U.S. Vice President JD Vance discusses America's involvement in attempting to end Russia's war in Ukraine with Laura Ingraham on Fox News on Wednesday August 20 2025
U.S. Vice President JD Vance discusses America's involvement in attempting to end Russia's war in Ukraine with Laura Ingraham on Fox News on Wednesday August 20 2025 (Fox News)

Trump has ruled out sending any American ground troops into Eastern Europe but said it could support the peacekeeping effort by air, stating that Europe’s powers would be the “first line of defence” but receive “a lot of help” from the U.S.

Speaking to Laura Ingraham on Fox News on Wednesday, Vance said, “I think that we should be helpful if it’s necessary to stop the war and to stop the killing. But I think that we should expect, and the president certainly expects, Europe to play the leading role here.

“What he said very clearly is: Look, the United States is open to having the conversation, but we’re not going to make commitments until we figure out what is going to be necessary to stop the war in the first place.”

Despite the lack of major announcements so far, the VP insisted that “great progress” is being made.

“You can never say with certainty what the outcome in this situation is going to be,” he told Ingraham.

“But we now have the Russians talking to the Ukrainians; they’re talking details about what would be necessary on each side to stop the fighting, to stop the killing.”

Russian Foreign Minister Sergei Lavrov and U.S. Secretary of State Marco Rubio talk as they attend a press conference held by U.S. President Donald Trump and Russian President Vladimir Putin last week
Russian Foreign Minister Sergei Lavrov and U.S. Secretary of State Marco Rubio talk as they attend a press conference held by U.S. President Donald Trump and Russian President Vladimir Putin last week (Reuters)

Russian Foreign Minister Sergey Lavrov struck a much more cautious note on Wednesday, warning that negotiations on security guarantees for Ukraine without Moscow’s involvement would amount to a “road to nowhere.”

“We cannot agree with the fact that now it is proposed to resolve questions of security, collective security, without the Russian Federation,” he said. “This will not work.”

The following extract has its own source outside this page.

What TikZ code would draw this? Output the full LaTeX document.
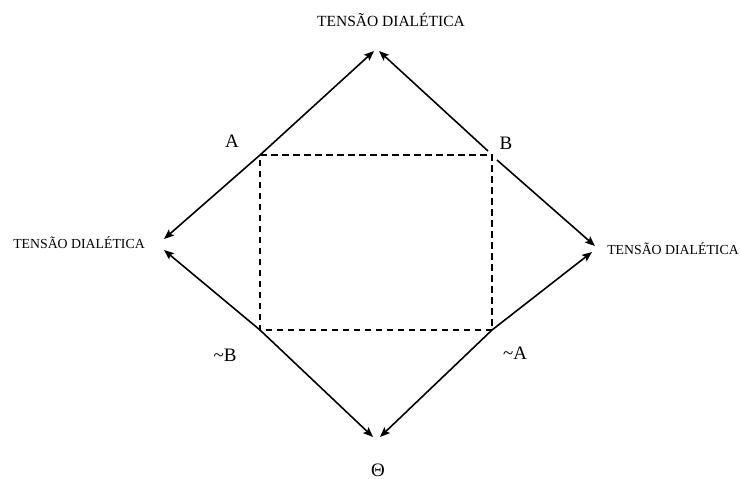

Although Trump has dismissed the prospect of Ukraine joining NATO, a red line for Putin, his special envoy, Steve Witkoff, and the military alliance’s Secretary General Mark Rutte have proposed offering Kyiv a collective defense agreement of its own similar to that underwriting the 32-member bloc, which Lavrov may have been obliquely warning against.

Colby’s comment came as European military leaders met with Gen. Dan Caine, Chairman of the Joint Chiefs of Staff, at which defense officials from the U.K., France, Germany, and Finland reportedly pushed the U.S. delegation for more details on what military resources it was prepared to provide.

“There’s the dawning reality that this will be Europe making this happen on the ground,” a dismayed Nato diplomat, who was briefed on the talks, said afterwards.

“The U.S. is not fully committed to anything.”

“I don’t know where that leaves us,” one of the European officials said.

“Pretty much back to where we were in the spring with the coalition of the willing.”